**DESCRIPTION OF THE TASK**
Return the material exactly as supplied, apart from the pictures, which are omitted.

**RAW DATA**

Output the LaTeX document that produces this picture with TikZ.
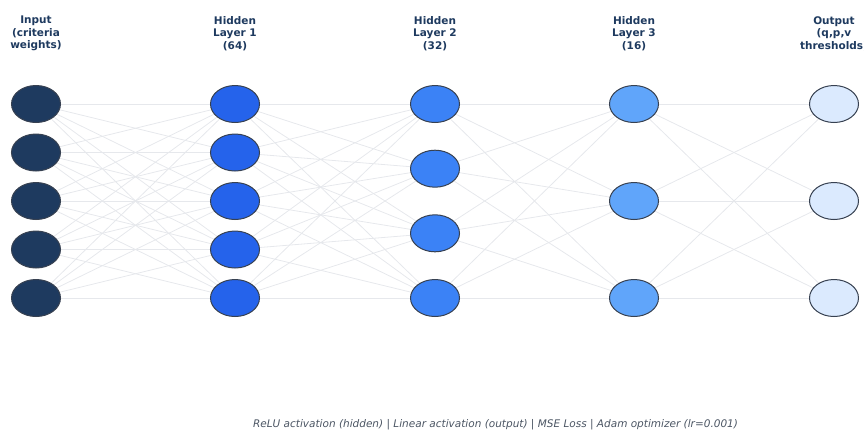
\documentclass[tikz,border=0pt]{standalone}
\usepackage{fontspec}
\setmainfont{DejaVu Sans}
\usetikzlibrary{shapes.geometric,backgrounds}

\definecolor{InputNavy}{HTML}{1E3A5F}
\definecolor{HiddenOne}{HTML}{2563EB}
\definecolor{HiddenTwo}{HTML}{3B82F6}
\definecolor{HiddenThree}{HTML}{60A5FA}
\definecolor{OutputPale}{HTML}{DBEAFE}
\definecolor{RimGray}{HTML}{374151}
\definecolor{EdgeGray}{HTML}{E6E8EC}
\definecolor{NoteGray}{HTML}{4B5563}

\begin{document}
\begin{tikzpicture}[x=1pt, y=-1pt]
    \useasboundingbox (0,0) rectangle (864,432);

    \tikzset{NeuronStyle/.style={ellipse, draw=RimGray, line width=1pt,
             minimum width=49pt, minimum height=37pt, inner sep=0pt}}
    \tikzset{TitleStyle/.style={align=center, text=InputNavy,
             font=\bfseries\fontsize{10.5}{12.5}\selectfont}}
    \tikzset{EdgeStyle/.style={draw=EdgeGray, line width=0.8pt}}

    % layer titles
    \node[TitleStyle] (tIn) at (36,33.5)  {Input\\(criteria\\weights)};
    \node[TitleStyle] (tH1) at (235,33.5) {Hidden\\Layer 1\\(64)};
    \node[TitleStyle] (tH2) at (435,33.5) {Hidden\\Layer 2\\(32)};
    \node[TitleStyle] (tH3) at (634,33.5) {Hidden\\Layer 3\\(16)};
    \node[TitleStyle] (tOut) at (834,33.5) {Output\\(q,p,v\\thresholds)};

    % neurons
    \tikzset{NeuronStyle/.append style={fill=InputNavy}}
    \foreach \y [count=\i] in {104,152.5,201,249.5,298}
        \node[NeuronStyle] (I\i) at (36,\y) {};

    \tikzset{NeuronStyle/.append style={fill=HiddenOne}}
    \foreach \y [count=\i] in {104,152.5,201,249.5,298}
        \node[NeuronStyle] (A\i) at (235,\y) {};

    \tikzset{NeuronStyle/.append style={fill=HiddenTwo}}
    \foreach \y [count=\i] in {104,168.7,233.3,298}
        \node[NeuronStyle] (B\i) at (435,\y) {};

    \tikzset{NeuronStyle/.append style={fill=HiddenThree}}
    \foreach \y [count=\i] in {104,201,298}
        \node[NeuronStyle] (C\i) at (634,\y) {};

    \tikzset{NeuronStyle/.append style={fill=OutputPale}}
    \foreach \y [count=\i] in {104,201,298}
        \node[NeuronStyle] (O\i) at (834,\y) {};

    % connections, all layers fully linked
    \begin{scope}[on background layer]
        \foreach \i in {1,...,5} \foreach \j in {1,...,5}
            \draw[EdgeStyle] (I\i.center) -- (A\j.center);
        \foreach \i in {1,...,5} \foreach \j in {1,...,4}
            \draw[EdgeStyle] (A\i.center) -- (B\j.center);
        \foreach \i in {1,...,4} \foreach \j in {1,...,3}
            \draw[EdgeStyle] (B\i.center) -- (C\j.center);
        \foreach \i in {1,...,3} \foreach \j in {1,...,3}
            \draw[EdgeStyle] (C\i.center) -- (O\j.center);
    \end{scope}

    % training setup note
    \node[text=NoteGray, font=\itshape\fontsize{10.5}{12.5}\selectfont] (note) at (495.5,425)
        {ReLU activation (hidden) | Linear activation (output) | MSE Loss | Adam optimizer (lr=0.001)};
\end{tikzpicture}
\end{document}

**ANSWER TO THE TASK**
Output the LaTeX document that produces this picture with TikZ.
\documentclass[tikz,border=0pt]{standalone}
\usepackage{fontspec}
\setmainfont{DejaVu Sans}
\usetikzlibrary{shapes.geometric,backgrounds}

\definecolor{InputNavy}{HTML}{1E3A5F}
\definecolor{HiddenOne}{HTML}{2563EB}
\definecolor{HiddenTwo}{HTML}{3B82F6}
\definecolor{HiddenThree}{HTML}{60A5FA}
\definecolor{OutputPale}{HTML}{DBEAFE}
\definecolor{RimGray}{HTML}{374151}
\definecolor{EdgeGray}{HTML}{E6E8EC}
\definecolor{NoteGray}{HTML}{4B5563}

\begin{document}
\begin{tikzpicture}[x=1pt, y=-1pt]
    \useasboundingbox (0,0) rectangle (864,432);

    \tikzset{NeuronStyle/.style={ellipse, draw=RimGray, line width=1pt,
             minimum width=49pt, minimum height=37pt, inner sep=0pt}}
    \tikzset{TitleStyle/.style={align=center, text=InputNavy,
             font=\bfseries\fontsize{10.5}{12.5}\selectfont}}
    \tikzset{EdgeStyle/.style={draw=EdgeGray, line width=0.8pt}}

    % layer titles
    \node[TitleStyle] (tIn) at (36,33.5)  {Input\\(criteria\\weights)};
    \node[TitleStyle] (tH1) at (235,33.5) {Hidden\\Layer 1\\(64)};
    \node[TitleStyle] (tH2) at (435,33.5) {Hidden\\Layer 2\\(32)};
    \node[TitleStyle] (tH3) at (634,33.5) {Hidden\\Layer 3\\(16)};
    \node[TitleStyle] (tOut) at (834,33.5) {Output\\(q,p,v\\thresholds)};

    % neurons
    \tikzset{NeuronStyle/.append style={fill=InputNavy}}
    \foreach \y [count=\i] in {104,152.5,201,249.5,298}
        \node[NeuronStyle] (I\i) at (36,\y) {};

    \tikzset{NeuronStyle/.append style={fill=HiddenOne}}
    \foreach \y [count=\i] in {104,152.5,201,249.5,298}
        \node[NeuronStyle] (A\i) at (235,\y) {};

    \tikzset{NeuronStyle/.append style={fill=HiddenTwo}}
    \foreach \y [count=\i] in {104,168.7,233.3,298}
        \node[NeuronStyle] (B\i) at (435,\y) {};

    \tikzset{NeuronStyle/.append style={fill=HiddenThree}}
    \foreach \y [count=\i] in {104,201,298}
        \node[NeuronStyle] (C\i) at (634,\y) {};

    \tikzset{NeuronStyle/.append style={fill=OutputPale}}
    \foreach \y [count=\i] in {104,201,298}
        \node[NeuronStyle] (O\i) at (834,\y) {};

    % connections, all layers fully linked
    \begin{scope}[on background layer]
        \foreach \i in {1,...,5} \foreach \j in {1,...,5}
            \draw[EdgeStyle] (I\i.center) -- (A\j.center);
        \foreach \i in {1,...,5} \foreach \j in {1,...,4}
            \draw[EdgeStyle] (A\i.center) -- (B\j.center);
        \foreach \i in {1,...,4} \foreach \j in {1,...,3}
            \draw[EdgeStyle] (B\i.center) -- (C\j.center);
        \foreach \i in {1,...,3} \foreach \j in {1,...,3}
            \draw[EdgeStyle] (C\i.center) -- (O\j.center);
    \end{scope}

    % training setup note
    \node[text=NoteGray, font=\itshape\fontsize{10.5}{12.5}\selectfont] (note) at (495.5,425)
        {ReLU activation (hidden) | Linear activation (output) | MSE Loss | Adam optimizer (lr=0.001)};
\end{tikzpicture}
\end{document}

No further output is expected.